I have a random walk $\{X_n\}$ where each transition causes moving one step to the right (with probability $p$) and one step to the left (with probability $1-p$). Now $X_n \to \infty$ as $n\to\infty$ given that $X_0=0$. I need to prove that the random walk is transient. I can understand it intuitively. But, I want to prove it formally by showing $$\sum_{n=1}^{\infty}p_{00}^{n} < \infty.$$
Another question: If $X_n \to 0$ as $n\to\infty $ given that $X_0=0$, does that imply that the random walk is recurrent. I don't think so. Am I wrong ?
Best Answer
$$p_{00}^{2n}={2n\choose n}p^n(1-p)^n= {1\over 4^n}{2n\choose n}\times [4p(1-p)]^n\leq [4p(1-p)]^n.$$ The sum of the right hand side is a convergent geometric series if $p\neq 1/2$.
Added: I think I understand your problem better now. I hope this is what you want; let me know if anything is unclear.
You want to know how $X_n\to\infty$ implies $\sum_n p^n_{00}<\infty$.
To make a direct connection between the sum and the random walk, let $N=\sum_{n=0}^\infty 1_{(X_n=0)}$ denote the total number of visits to state $0$. Then $\sum_n p^n_{00}=E(N)\leq\infty$.

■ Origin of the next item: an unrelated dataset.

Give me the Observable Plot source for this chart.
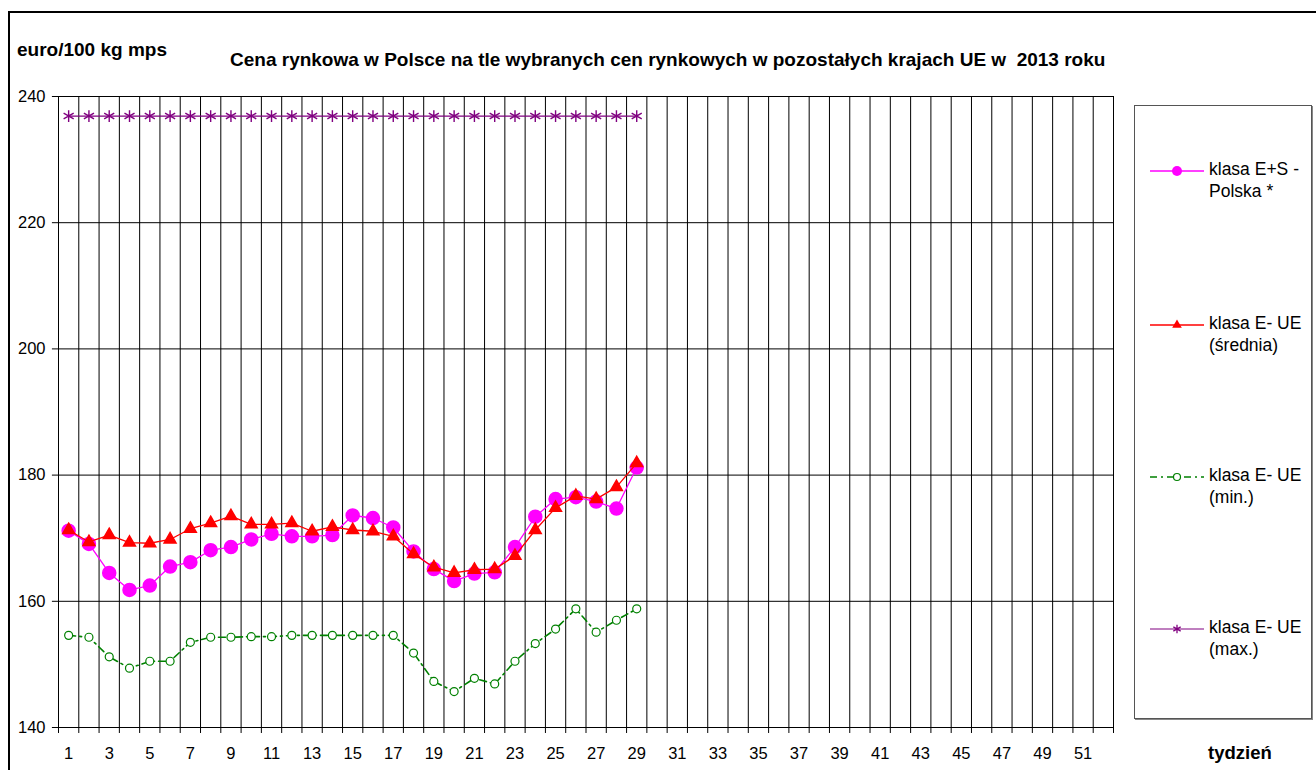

Now define the return time to zero as $T:=\inf(n>0: X_n=0)$. By the strong Markov property, the random variable $N$ is geometric with probability of success $P(T=\infty)$. If $P(T=\infty)=0$, then $P(N=\infty)=1$ which contradicts $X_n\to\infty$. Therefore, we have $P(T=\infty)>0$ and $E(N)={1\over P(T=\infty)}<\infty$, which shows that the random walk is transient.
Further calculations would give the explicit formula $E(N)=1/(1-2p)$.